Take every line from the first down to the line with "0.0003, 0.0003, 0.0003, 0.0003, 0.0003, 0.0003];" and set it down exactly, without the pictures.

[Begin]

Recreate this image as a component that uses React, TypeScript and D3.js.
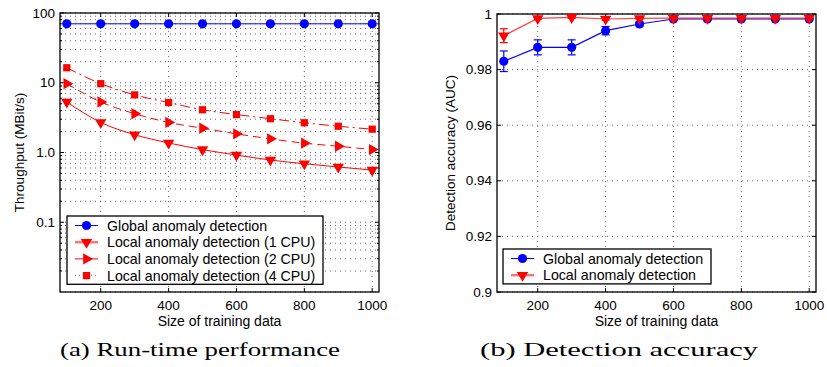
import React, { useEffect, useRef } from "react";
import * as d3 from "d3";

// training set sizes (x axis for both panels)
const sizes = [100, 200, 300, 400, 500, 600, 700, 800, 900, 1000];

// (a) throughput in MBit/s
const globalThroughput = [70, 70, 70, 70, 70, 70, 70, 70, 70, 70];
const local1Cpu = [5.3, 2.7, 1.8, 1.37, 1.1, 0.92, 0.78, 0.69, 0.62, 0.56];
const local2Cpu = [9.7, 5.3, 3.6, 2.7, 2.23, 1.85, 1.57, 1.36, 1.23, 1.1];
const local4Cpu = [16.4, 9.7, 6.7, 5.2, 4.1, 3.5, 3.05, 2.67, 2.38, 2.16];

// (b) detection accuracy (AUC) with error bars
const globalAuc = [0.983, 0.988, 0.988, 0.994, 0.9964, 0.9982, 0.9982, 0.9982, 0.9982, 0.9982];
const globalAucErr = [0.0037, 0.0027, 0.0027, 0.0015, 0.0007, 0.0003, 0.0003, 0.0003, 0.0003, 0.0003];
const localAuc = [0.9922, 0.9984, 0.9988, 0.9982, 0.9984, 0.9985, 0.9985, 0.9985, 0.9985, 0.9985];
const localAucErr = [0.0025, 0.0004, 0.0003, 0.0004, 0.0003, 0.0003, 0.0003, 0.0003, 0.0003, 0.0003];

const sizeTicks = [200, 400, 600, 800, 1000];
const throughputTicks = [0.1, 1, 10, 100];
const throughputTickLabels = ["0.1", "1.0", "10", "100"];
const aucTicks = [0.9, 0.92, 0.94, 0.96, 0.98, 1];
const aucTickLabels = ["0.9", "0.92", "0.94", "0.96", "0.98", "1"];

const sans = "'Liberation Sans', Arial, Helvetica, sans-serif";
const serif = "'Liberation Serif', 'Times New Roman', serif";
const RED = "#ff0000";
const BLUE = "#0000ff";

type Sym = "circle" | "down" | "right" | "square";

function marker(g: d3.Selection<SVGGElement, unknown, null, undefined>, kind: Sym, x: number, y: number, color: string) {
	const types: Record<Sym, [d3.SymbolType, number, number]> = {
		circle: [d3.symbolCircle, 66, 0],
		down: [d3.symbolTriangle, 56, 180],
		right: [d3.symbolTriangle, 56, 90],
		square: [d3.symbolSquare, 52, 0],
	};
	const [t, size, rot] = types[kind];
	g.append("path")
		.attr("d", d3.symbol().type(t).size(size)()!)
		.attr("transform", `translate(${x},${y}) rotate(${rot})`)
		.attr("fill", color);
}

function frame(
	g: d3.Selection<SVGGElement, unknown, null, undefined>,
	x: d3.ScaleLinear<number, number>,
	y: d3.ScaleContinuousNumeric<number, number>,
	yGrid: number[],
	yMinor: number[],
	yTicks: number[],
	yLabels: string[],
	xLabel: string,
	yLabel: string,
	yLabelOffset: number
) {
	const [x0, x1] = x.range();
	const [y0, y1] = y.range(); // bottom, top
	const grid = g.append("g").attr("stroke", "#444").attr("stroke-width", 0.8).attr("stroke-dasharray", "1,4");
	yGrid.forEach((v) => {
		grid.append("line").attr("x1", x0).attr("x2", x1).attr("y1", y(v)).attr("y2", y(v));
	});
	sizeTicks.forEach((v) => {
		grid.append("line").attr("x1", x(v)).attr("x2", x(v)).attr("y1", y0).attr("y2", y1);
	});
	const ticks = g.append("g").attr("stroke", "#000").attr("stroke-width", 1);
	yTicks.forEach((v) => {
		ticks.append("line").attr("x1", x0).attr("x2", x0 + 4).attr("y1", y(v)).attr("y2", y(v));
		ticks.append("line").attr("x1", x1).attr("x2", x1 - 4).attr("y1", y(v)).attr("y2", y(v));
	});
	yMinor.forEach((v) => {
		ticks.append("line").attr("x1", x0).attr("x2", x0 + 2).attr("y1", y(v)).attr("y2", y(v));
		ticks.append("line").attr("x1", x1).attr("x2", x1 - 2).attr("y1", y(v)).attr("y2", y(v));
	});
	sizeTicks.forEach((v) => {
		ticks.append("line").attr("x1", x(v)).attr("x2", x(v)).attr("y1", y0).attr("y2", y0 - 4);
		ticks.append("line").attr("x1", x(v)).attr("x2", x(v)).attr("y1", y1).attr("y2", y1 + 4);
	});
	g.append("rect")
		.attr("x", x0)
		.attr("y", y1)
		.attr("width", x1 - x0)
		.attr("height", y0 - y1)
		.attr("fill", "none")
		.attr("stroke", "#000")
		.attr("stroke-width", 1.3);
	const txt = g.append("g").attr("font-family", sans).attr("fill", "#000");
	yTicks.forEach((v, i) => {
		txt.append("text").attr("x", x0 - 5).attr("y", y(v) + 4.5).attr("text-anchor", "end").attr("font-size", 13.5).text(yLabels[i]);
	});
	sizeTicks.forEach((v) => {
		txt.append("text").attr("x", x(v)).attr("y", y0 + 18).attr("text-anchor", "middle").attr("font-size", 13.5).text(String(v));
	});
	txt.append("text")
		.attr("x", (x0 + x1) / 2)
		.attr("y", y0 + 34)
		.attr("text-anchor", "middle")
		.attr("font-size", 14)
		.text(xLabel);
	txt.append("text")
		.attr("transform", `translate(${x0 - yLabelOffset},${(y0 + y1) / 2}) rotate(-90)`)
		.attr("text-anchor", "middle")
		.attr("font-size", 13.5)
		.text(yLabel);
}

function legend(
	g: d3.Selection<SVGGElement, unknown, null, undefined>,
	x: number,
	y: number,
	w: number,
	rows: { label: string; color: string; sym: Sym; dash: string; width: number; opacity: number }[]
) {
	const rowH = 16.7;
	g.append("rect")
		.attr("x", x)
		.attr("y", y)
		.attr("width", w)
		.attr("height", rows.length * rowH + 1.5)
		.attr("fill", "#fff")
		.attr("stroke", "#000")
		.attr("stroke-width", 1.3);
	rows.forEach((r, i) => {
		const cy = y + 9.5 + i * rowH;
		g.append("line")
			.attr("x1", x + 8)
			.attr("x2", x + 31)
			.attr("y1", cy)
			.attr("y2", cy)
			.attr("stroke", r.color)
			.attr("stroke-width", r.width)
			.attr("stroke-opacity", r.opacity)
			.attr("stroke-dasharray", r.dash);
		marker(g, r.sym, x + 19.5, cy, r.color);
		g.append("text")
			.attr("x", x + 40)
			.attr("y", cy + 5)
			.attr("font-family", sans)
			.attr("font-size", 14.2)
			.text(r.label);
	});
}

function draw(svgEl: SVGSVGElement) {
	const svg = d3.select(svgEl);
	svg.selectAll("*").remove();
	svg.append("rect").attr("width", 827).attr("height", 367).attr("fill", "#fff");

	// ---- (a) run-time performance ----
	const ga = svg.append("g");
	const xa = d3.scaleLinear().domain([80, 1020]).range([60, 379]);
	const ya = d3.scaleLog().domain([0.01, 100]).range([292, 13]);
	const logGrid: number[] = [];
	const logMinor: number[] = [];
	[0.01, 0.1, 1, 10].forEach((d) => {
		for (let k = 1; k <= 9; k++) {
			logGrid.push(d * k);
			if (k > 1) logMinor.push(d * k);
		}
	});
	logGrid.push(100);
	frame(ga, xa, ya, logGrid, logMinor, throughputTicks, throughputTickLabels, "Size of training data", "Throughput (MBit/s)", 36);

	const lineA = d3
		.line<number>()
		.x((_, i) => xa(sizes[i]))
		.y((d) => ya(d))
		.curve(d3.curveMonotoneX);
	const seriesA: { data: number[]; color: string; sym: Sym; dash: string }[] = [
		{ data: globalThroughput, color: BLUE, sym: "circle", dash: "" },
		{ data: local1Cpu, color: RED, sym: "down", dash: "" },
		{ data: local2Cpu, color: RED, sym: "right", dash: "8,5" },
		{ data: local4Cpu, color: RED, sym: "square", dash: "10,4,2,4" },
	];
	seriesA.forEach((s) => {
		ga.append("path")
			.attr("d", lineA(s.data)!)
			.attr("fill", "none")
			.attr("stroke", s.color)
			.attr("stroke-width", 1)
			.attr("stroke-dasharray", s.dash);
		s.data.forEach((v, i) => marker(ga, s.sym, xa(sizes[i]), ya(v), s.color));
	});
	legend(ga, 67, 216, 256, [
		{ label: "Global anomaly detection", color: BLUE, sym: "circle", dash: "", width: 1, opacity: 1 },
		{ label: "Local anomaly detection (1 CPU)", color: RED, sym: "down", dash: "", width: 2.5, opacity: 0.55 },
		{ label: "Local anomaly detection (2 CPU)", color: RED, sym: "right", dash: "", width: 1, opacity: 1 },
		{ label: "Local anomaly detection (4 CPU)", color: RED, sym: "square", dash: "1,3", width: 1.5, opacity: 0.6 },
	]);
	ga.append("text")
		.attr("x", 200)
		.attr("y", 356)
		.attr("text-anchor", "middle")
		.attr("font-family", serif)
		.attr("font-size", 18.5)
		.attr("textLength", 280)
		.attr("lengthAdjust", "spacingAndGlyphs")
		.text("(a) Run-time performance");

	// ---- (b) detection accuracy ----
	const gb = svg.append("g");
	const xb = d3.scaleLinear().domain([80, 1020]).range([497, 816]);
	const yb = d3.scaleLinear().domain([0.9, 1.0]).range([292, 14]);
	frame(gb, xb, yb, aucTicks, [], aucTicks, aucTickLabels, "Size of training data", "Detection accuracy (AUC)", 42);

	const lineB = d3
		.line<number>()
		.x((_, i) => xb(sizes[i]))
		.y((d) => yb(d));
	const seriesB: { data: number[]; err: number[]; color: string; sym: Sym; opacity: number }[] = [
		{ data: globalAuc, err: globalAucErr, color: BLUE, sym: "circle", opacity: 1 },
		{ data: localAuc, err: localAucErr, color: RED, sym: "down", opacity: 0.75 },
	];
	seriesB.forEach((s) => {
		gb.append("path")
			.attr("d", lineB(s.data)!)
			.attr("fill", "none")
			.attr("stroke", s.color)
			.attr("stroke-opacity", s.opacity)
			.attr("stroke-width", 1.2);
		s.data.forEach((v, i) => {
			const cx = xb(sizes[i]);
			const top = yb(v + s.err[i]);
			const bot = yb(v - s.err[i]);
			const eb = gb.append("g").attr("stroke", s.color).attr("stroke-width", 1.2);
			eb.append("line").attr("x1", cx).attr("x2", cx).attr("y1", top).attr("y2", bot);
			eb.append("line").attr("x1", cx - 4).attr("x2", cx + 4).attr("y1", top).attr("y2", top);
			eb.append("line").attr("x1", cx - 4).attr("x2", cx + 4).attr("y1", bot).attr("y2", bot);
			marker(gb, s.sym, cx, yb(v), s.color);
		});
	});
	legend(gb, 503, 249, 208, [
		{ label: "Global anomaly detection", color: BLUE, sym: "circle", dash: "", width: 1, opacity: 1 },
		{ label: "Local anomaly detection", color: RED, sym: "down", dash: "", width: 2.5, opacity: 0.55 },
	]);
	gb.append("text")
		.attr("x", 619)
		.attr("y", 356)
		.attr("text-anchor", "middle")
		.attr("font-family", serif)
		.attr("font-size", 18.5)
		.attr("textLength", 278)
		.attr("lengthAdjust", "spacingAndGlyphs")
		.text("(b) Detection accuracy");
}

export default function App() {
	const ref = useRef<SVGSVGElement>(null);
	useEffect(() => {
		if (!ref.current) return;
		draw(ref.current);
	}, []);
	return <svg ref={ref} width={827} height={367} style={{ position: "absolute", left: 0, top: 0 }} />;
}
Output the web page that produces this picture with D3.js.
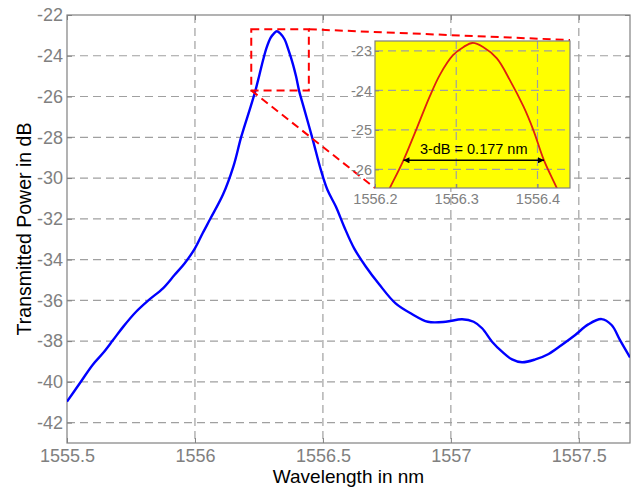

[End]

**Result of this task:**
Recreate this image as a component that uses React, TypeScript and D3.js.
import React, { useEffect, useRef } from "react";
import * as d3 from "d3";

// training set sizes (x axis for both panels)
const sizes = [100, 200, 300, 400, 500, 600, 700, 800, 900, 1000];

// (a) throughput in MBit/s
const globalThroughput = [70, 70, 70, 70, 70, 70, 70, 70, 70, 70];
const local1Cpu = [5.3, 2.7, 1.8, 1.37, 1.1, 0.92, 0.78, 0.69, 0.62, 0.56];
const local2Cpu = [9.7, 5.3, 3.6, 2.7, 2.23, 1.85, 1.57, 1.36, 1.23, 1.1];
const local4Cpu = [16.4, 9.7, 6.7, 5.2, 4.1, 3.5, 3.05, 2.67, 2.38, 2.16];

// (b) detection accuracy (AUC) with error bars
const globalAuc = [0.983, 0.988, 0.988, 0.994, 0.9964, 0.9982, 0.9982, 0.9982, 0.9982, 0.9982];
const globalAucErr = [0.0037, 0.0027, 0.0027, 0.0015, 0.0007, 0.0003, 0.0003, 0.0003, 0.0003, 0.0003];
const localAuc = [0.9922, 0.9984, 0.9988, 0.9982, 0.9984, 0.9985, 0.9985, 0.9985, 0.9985, 0.9985];
const localAucErr = [0.0025, 0.0004, 0.0003, 0.0004, 0.0003, 0.0003, 0.0003, 0.0003, 0.0003, 0.0003];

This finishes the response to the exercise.